## begin DATA EXCERPT

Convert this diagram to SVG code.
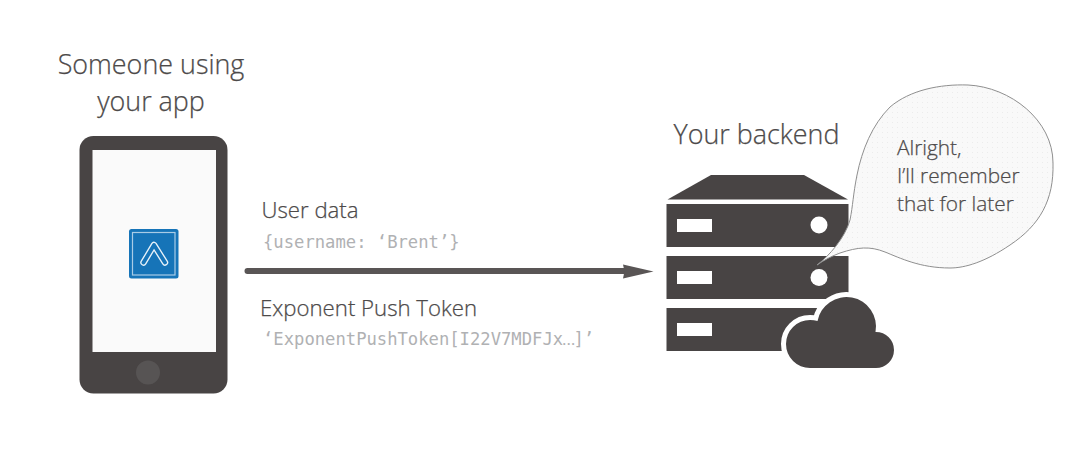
<svg xmlns="http://www.w3.org/2000/svg" width="1073" height="455" viewBox="0 0 1073 455">
<style>
.t{font-family:"Open Sans","Noto Sans",sans-serif;font-weight:300;fill:#4d4a4a;stroke:#4d4a4a;stroke-width:.25px}
.h{font-size:26.900px}
.m{font-size:22.200px}
.b{font-size:20.800px}
.c{font-family:"DejaVu Sans Mono","Liberation Mono",monospace;font-size:17.200px;fill:#b0b1b3}
.e{font-family:"Open Sans",sans-serif}
.d{fill:#484444}
.w{fill:#fff}
</style>
<defs>
<pattern id="dots" width="5" height="5" patternUnits="userSpaceOnUse">
<rect width="5" height="5" fill="#f9f9f9"/>
<rect x="2" y="2" width="1" height="1" fill="#ececec"/>
</pattern>
</defs>
<rect width="1073" height="455" fill="#fff"/>
<g id="phone">
<text class="t h" x="151" y="74" text-anchor="middle">Someone using</text>
<text class="t h" x="151" y="111" text-anchor="middle">your app</text>
<rect class="d" x="79.500" y="136" width="148" height="257.500" rx="14"/>
<rect x="92.500" y="150" width="123.500" height="202" fill="#fafafa"/>
<circle cx="148" cy="372.500" r="12" fill="#575454"/>
<rect x="129" y="229" width="49.500" height="49.500" rx="2.500" fill="#1674b8"/>
<rect x="132.500" y="232.500" width="42.500" height="42.500" fill="none" stroke="#a9cce6" stroke-width="1.200"/>
<path d="M143.500 262.500L154 245L165 262.500" fill="none" stroke="#e8f2f9" stroke-width="6.500" stroke-linecap="round" stroke-linejoin="round"/>
<path d="M143.500 262.500L154 245L165 262.500" fill="none" stroke="#1674b8" stroke-width="3.800" stroke-linecap="round" stroke-linejoin="round"/>
</g>
<g id="connectors">
<path d="M247.500 271H630" fill="none" stroke="#595555" stroke-width="6" stroke-linecap="round"/>
<path d="M623 264.500L653.500 271.500L623 278.500Q625 271.500 623 264.500Z" fill="#595555"/>
</g>
<g id="user-data">
<text class="t m" x="261.500" y="217.500">User data</text>
<text class="c" x="263" y="248">{username: ‘Brent’}</text>
</g>
<g id="token">
<text class="t m" x="260" y="316">Exponent Push Token</text>
<text class="c" x="263" y="345">‘ExponentPushToken[I22V7MDFJx<tspan class="e" dx="-1">…</tspan><tspan dx="-2">]</tspan>’</text>
</g>
<g id="backend">
<text class="t h" x="673.500" y="144">Your backend</text>
<path class="d" d="M667.500 199.500L711 175H804L848 199.500Z"/>
<rect class="d" x="666.500" y="204" width="182" height="43"/>
<rect class="d" x="666.500" y="256" width="182" height="43"/>
<rect class="d" x="666.500" y="308" width="182" height="43"/>
<rect class="w" x="677" y="219" width="35" height="13"/>
<rect class="w" x="677" y="271" width="35" height="13"/>
<rect class="w" x="677" y="323" width="35" height="13"/>
<circle class="w" cx="819" cy="225" r="8.500"/>
<circle class="w" cx="819" cy="277.500" r="8.500"/>
<path class="d" d="M810 368A24 24 0 0 1 810 320Q814 320 817.500 321A29.500 29.500 0 0 1 875.500 332L876 332A18 18 0 0 1 876 368Z" stroke="#fff" stroke-width="10" paint-order="stroke"/>
</g>
<g id="bubble">
<path d="M817 265C829 256 845 238 850 220C853 205 853 195 857 175C862 150 872 125 890 107C910 90 940 84 968 85C1010 87 1053 120 1053 163C1054 200 1040 225 1010 245C985 262 965 268 950 268C920 268 900 258 885 252C870 246 858 247 840 253C832 256 824 260 817 265Z" fill="url(#dots)" stroke="#8f8f8f" stroke-width="1"/>
<text class="t b" x="897" y="155">Alright,</text>
<text class="t b" x="897" y="183">I’ll remember</text>
<text class="t b" x="897" y="211">that for later</text>
</g>
</svg>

## end DATA EXCERPT

### TASK OBJECTIVE:
Leave out the pictures and output the rest of the material exactly as written.

### ANSWER:
Convert this diagram to SVG code.
<svg xmlns="http://www.w3.org/2000/svg" width="1073" height="455" viewBox="0 0 1073 455">
<style>
.t{font-family:"Open Sans","Noto Sans",sans-serif;font-weight:300;fill:#4d4a4a;stroke:#4d4a4a;stroke-width:.25px}
.h{font-size:26.900px}
.m{font-size:22.200px}
.b{font-size:20.800px}
.c{font-family:"DejaVu Sans Mono","Liberation Mono",monospace;font-size:17.200px;fill:#b0b1b3}
.e{font-family:"Open Sans",sans-serif}
.d{fill:#484444}
.w{fill:#fff}
</style>
<defs>
<pattern id="dots" width="5" height="5" patternUnits="userSpaceOnUse">
<rect width="5" height="5" fill="#f9f9f9"/>
<rect x="2" y="2" width="1" height="1" fill="#ececec"/>
</pattern>
</defs>
<rect width="1073" height="455" fill="#fff"/>
<g id="phone">
<text class="t h" x="151" y="74" text-anchor="middle">Someone using</text>
<text class="t h" x="151" y="111" text-anchor="middle">your app</text>
<rect class="d" x="79.500" y="136" width="148" height="257.500" rx="14"/>
<rect x="92.500" y="150" width="123.500" height="202" fill="#fafafa"/>
<circle cx="148" cy="372.500" r="12" fill="#575454"/>
<rect x="129" y="229" width="49.500" height="49.500" rx="2.500" fill="#1674b8"/>
<rect x="132.500" y="232.500" width="42.500" height="42.500" fill="none" stroke="#a9cce6" stroke-width="1.200"/>
<path d="M143.500 262.500L154 245L165 262.500" fill="none" stroke="#e8f2f9" stroke-width="6.500" stroke-linecap="round" stroke-linejoin="round"/>
<path d="M143.500 262.500L154 245L165 262.500" fill="none" stroke="#1674b8" stroke-width="3.800" stroke-linecap="round" stroke-linejoin="round"/>
</g>
<g id="connectors">
<path d="M247.500 271H630" fill="none" stroke="#595555" stroke-width="6" stroke-linecap="round"/>
<path d="M623 264.500L653.500 271.500L623 278.500Q625 271.500 623 264.500Z" fill="#595555"/>
</g>
<g id="user-data">
<text class="t m" x="261.500" y="217.500">User data</text>
<text class="c" x="263" y="248">{username: ‘Brent’}</text>
</g>
<g id="token">
<text class="t m" x="260" y="316">Exponent Push Token</text>
<text class="c" x="263" y="345">‘ExponentPushToken[I22V7MDFJx<tspan class="e" dx="-1">…</tspan><tspan dx="-2">]</tspan>’</text>
</g>
<g id="backend">
<text class="t h" x="673.500" y="144">Your backend</text>
<path class="d" d="M667.500 199.500L711 175H804L848 199.500Z"/>
<rect class="d" x="666.500" y="204" width="182" height="43"/>
<rect class="d" x="666.500" y="256" width="182" height="43"/>
<rect class="d" x="666.500" y="308" width="182" height="43"/>
<rect class="w" x="677" y="219" width="35" height="13"/>
<rect class="w" x="677" y="271" width="35" height="13"/>
<rect class="w" x="677" y="323" width="35" height="13"/>
<circle class="w" cx="819" cy="225" r="8.500"/>
<circle class="w" cx="819" cy="277.500" r="8.500"/>
<path class="d" d="M810 368A24 24 0 0 1 810 320Q814 320 817.500 321A29.500 29.500 0 0 1 875.500 332L876 332A18 18 0 0 1 876 368Z" stroke="#fff" stroke-width="10" paint-order="stroke"/>
</g>
<g id="bubble">
<path d="M817 265C829 256 845 238 850 220C853 205 853 195 857 175C862 150 872 125 890 107C910 90 940 84 968 85C1010 87 1053 120 1053 163C1054 200 1040 225 1010 245C985 262 965 268 950 268C920 268 900 258 885 252C870 246 858 247 840 253C832 256 824 260 817 265Z" fill="url(#dots)" stroke="#8f8f8f" stroke-width="1"/>
<text class="t b" x="897" y="155">Alright,</text>
<text class="t b" x="897" y="183">I’ll remember</text>
<text class="t b" x="897" y="211">that for later</text>
</g>
</svg>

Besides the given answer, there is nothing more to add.